No hemos hablado hasta aquí de la riqueza arquitectónica del santuario. Eruditos textos han ponderado la belleza de la gran basílica, construida entre 1610 y 1619 por Francisco Ximénez de Sigüenza, a quien se debe también la iglesia antigua de Santo Domingo, en La Paz. Hay mucho que admirar en el santuario y no es el menor de sus méritos el atrio notabilísimo, con su templete central y sus “posas”, destinadas a los actos litúrgicos al aire libre, celebrados procesionalmente por las multitudes indígenas que acudían a exteriorizar su fe ante la Virgen.

Una última palabra ha de decirse sobre Copacabana y su influencia en el mundo católico. Ningún otro factor de cultura espiritual puede equipararse a éste en cuanto a la irradiación de un valor boliviano a otros ambientes y latitudes. La imagen de la Virgen india se venera en innumerables iglesias de Hispanoamérica. En todas partes es conocido el nombre y la playa de Copacabana, en Brasil; pocas personas, empero, tienen conocimiento de que ese nombre se originó en un lejano lugar de Bolivia, besado por las aguas del Titicaca y dignificado por una remota tradición religiosa, aún ahora plena de vida. En efecto, en 1638 data la erección de una capilla, en una playa cercana a Río de Janeiro, dedicada al culto de la lejana Virgen de la meseta andina. Un viajero portugués, náufrago de esas costas, prometió levantar una capilla para albergar en ella una efigie de Nuestra Señora de Copacabana en el lugar en que fue salvado de la muerte. Luego el lugar había de tomar el nombre de la iglesia y de su advocación.

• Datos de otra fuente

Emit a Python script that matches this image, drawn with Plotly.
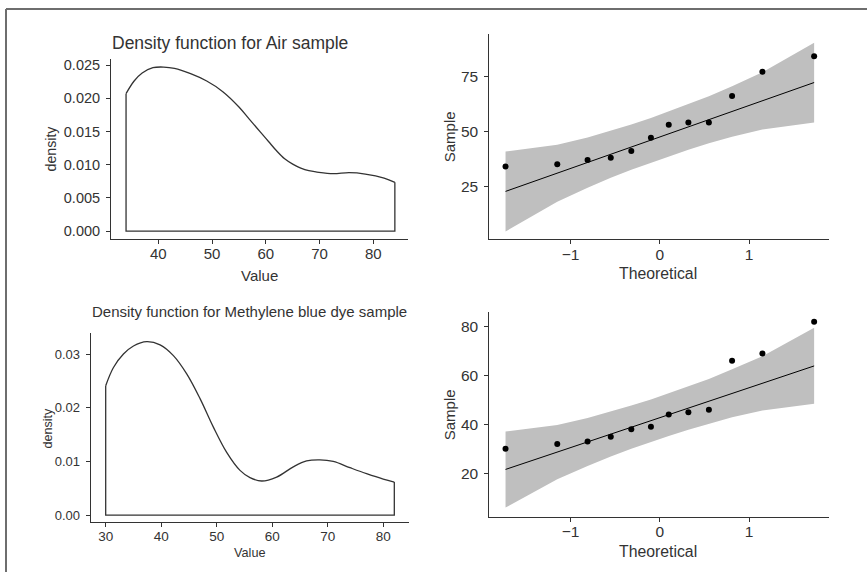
import plotly.graph_objects as go

# ---------------- data ----------------
air_x = [34, 35.5, 37, 39, 41, 43, 46, 49, 52, 55, 57, 59, 60.5, 62, 63.5, 65, 66.5, 68, 69.5,
         72.5, 75.5, 78.5, 82, 84]
air_density = [0.0207, 0.0226, 0.0238, 0.0246, 0.0247, 0.0245, 0.0237, 0.0226, 0.0210, 0.0187,
               0.0168, 0.0149, 0.0135, 0.0121, 0.0109, 0.0101, 0.0095, 0.0091, 0.0089,
               0.00865, 0.0088, 0.0086, 0.0080, 0.00735]

dye_x = [30, 31.4, 33.2, 35, 37.4, 39.8, 42.2, 44.6, 47, 49.4, 51.8, 54.2, 56, 58.1, 60.8,
         63.8, 66.2, 68.6, 71, 74, 77, 80, 82]
dye_density = [0.0241, 0.0275, 0.0300, 0.0315, 0.0323, 0.0317, 0.0297, 0.0263, 0.0217, 0.0164,
               0.0117, 0.00835, 0.0070, 0.00637, 0.0071, 0.0090, 0.0101, 0.0103, 0.0100, 0.00885,
               0.00774, 0.00674, 0.00618]

qq_theoretical = [-1.73, -1.15, -0.81, -0.55, -0.32, -0.10, 0.10, 0.32, 0.55, 0.81, 1.15, 1.73]

air_sample = [34, 35, 37, 38, 41, 47, 53, 54, 54, 66, 77, 84]
air_line_x = [-1.73, 1.73]
air_line_y = [22.7, 72.1]
air_band_lower = [4.5, 18.0, 24.4, 28.9, 32.5, 35.7, 38.7, 41.6, 44.5, 47.5, 50.8, 54.0]
air_band_upper = [40.8, 43.9, 47.2, 50.2, 53.1, 56.0, 59.0, 62.2, 65.9, 70.4, 76.8, 90.2]

dye_sample = [30, 32, 33, 35, 38, 39, 44, 45, 46, 66, 69, 82]
dye_line_x = [-1.73, 1.73]
dye_line_y = [21.6, 63.9]
dye_band_lower = [6.0, 17.6, 23.0, 26.9, 30.0, 32.8, 35.3, 37.8, 40.3, 42.9, 45.7, 48.4]
dye_band_upper = [37.1, 39.8, 42.6, 45.2, 47.7, 50.2, 52.7, 55.5, 58.6, 62.5, 67.9, 79.5]

air_title = "Density function for Air sample"
dye_title = "Density function for Methylene blue dye sample"

# ---------------- figure ----------------
W, H = 867, 572
FONT = "Liberation Sans, Arial, sans-serif"
TXT = "#333333"
AX = "#333333"
BAND = "rgb(191,191,191)"

fig = go.Figure()


def density_traces(xs, ds, xa, ya):
    fig.add_trace(go.Scatter(x=xs, y=ds, mode="lines",
                             line=dict(color="#333333", width=1.3, shape="spline", smoothing=1.0),
                             xaxis=xa, yaxis=ya, hoverinfo="skip"))
    fig.add_trace(go.Scatter(x=[xs[-1], xs[-1], xs[0], xs[0]], y=[ds[-1], 0, 0, ds[0]], mode="lines",
                             line=dict(color="#333333", width=1.3), xaxis=xa, yaxis=ya, hoverinfo="skip"))


def qq_traces(lower, upper, lx, ly, sample, xa, ya):
    fig.add_trace(go.Scatter(x=qq_theoretical, y=lower, mode="lines", line=dict(width=0, color=BAND),
                             xaxis=xa, yaxis=ya, hoverinfo="skip"))
    fig.add_trace(go.Scatter(x=qq_theoretical, y=upper, mode="lines", line=dict(width=0, color=BAND),
                             fill="tonexty", fillcolor=BAND, xaxis=xa, yaxis=ya, hoverinfo="skip"))
    fig.add_trace(go.Scatter(x=lx, y=ly, mode="lines", line=dict(color="black", width=1),
                             xaxis=xa, yaxis=ya))
    fig.add_trace(go.Scatter(x=qq_theoretical, y=sample, mode="markers",
                             marker=dict(color="black", size=6), xaxis=xa, yaxis=ya))


density_traces(air_x, air_density, "x", "y")
qq_traces(air_band_lower, air_band_upper, air_line_x, air_line_y, air_sample, "x2", "y2")
density_traces(dye_x, dye_density, "x3", "y3")
qq_traces(dye_band_lower, dye_band_upper, dye_line_x, dye_line_y, dye_sample, "x4", "y4")


def px_x(a, b):
    return [a / W, b / W]


def px_y(top, bottom):
    return [1 - bottom / H, 1 - top / H]


def axis_common(size, standoff):
    return dict(showline=True, linecolor=AX, linewidth=1, ticks="outside", ticklen=4, tickwidth=1,
                tickcolor=AX, showgrid=False, zeroline=False, tickfont=dict(family=FONT, size=size, color=TXT),
                ticklabelstandoff=standoff)


fig.update_layout(
    width=W, height=H, margin=dict(l=0, r=0, t=0, b=0),
    paper_bgcolor="white", plot_bgcolor="white", showlegend=False,
    xaxis=dict(domain=px_x(111, 408.3), range=[31.2, 86.5], tickvals=[40, 50, 60, 70, 80],
               anchor="y", **axis_common(15, -3)),
    yaxis=dict(domain=px_y(57.3, 238), range=[-0.0012, 0.0259],
               tickvals=[0, 0.005, 0.01, 0.015, 0.02, 0.025], tickformat=".3f", anchor="x",
               **axis_common(14.5, 3)),
    xaxis2=dict(domain=px_x(489.3, 829.3), range=[-1.912, 1.90], tickvals=[-1, 0, 1],
                anchor="y2", **axis_common(15.5, -3)),
    yaxis2=dict(domain=px_y(31.7, 238.3), range=[0.9, 94.3], tickvals=[25, 50, 75],
                anchor="x2", **axis_common(15.5, 3)),
    xaxis3=dict(domain=px_x(90.7, 409.3), range=[27.3, 84.7], tickvals=[30, 40, 50, 60, 70, 80],
                anchor="y3", **axis_common(13.5, -3)),
    yaxis3=dict(domain=px_y(331.7, 522.3), range=[-0.00135, 0.0340],
                tickvals=[0, 0.01, 0.02, 0.03], tickformat=".2f", anchor="x3", **axis_common(13, 3)),
    xaxis4=dict(domain=px_x(489.3, 829.3), range=[-1.912, 1.90], tickvals=[-1, 0, 1],
                anchor="y4", **axis_common(15.5, -3)),
    yaxis4=dict(domain=px_y(310.7, 516.7), range=[2.2, 86.1], tickvals=[20, 40, 60, 80],
                anchor="x4", **axis_common(15.5, 3)),
)


def ann(text, x, y, size, angle=0, xanchor="center"):
    fig.add_annotation(text=text, x=x / W, y=1 - y / H, xref="paper", yref="paper", showarrow=False,
                       xanchor=xanchor, yanchor="middle", textangle=angle,
                       font=dict(family=FONT, size=size, color=TXT))


ann(air_title, 110, 41, 17.5, xanchor="left")
ann(dye_title, 89.5, 310.5, 15, xanchor="left")
ann("density", 51, 147, 14.2, angle=-90)
ann("Value", 259, 274, 15)
ann("Sample", 449.7, 135, 15, angle=-90)
ann("Theoretical", 658.3, 272, 15.8)
ann("density", 48, 428, 12.6, angle=-90)
ann("Value", 249.5, 553, 12.7)
ann("Sample", 449.7, 414, 15, angle=-90)
ann("Theoretical", 658.3, 551, 15.8)

# outer frame (top and left edges)
fig.add_shape(type="line", xref="paper", yref="paper", x0=6 / W, x1=1, y0=1 - 7 / H, y1=1 - 7 / H,
              line=dict(color="#6e6e6e", width=2))
fig.add_shape(type="line", xref="paper", yref="paper", x0=6 / W, x1=6 / W, y0=0, y1=1 - 7 / H,
              line=dict(color="#6e6e6e", width=2))

fig.write_html("out.html")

Así pues, reproducida por el arte religioso, cantada por los poetas (entre ellos, el autor de un bello romance historiado, Javier del Granado), glorificada por la literatura dramática, descrita en las narraciones de los cronistas, pero, sobre todo, invocada por la voz de todo un pueblo, la Virgen de Francisco Tito Yupanqui es el mejor símbolo de la cultura mestiza de Bolivia.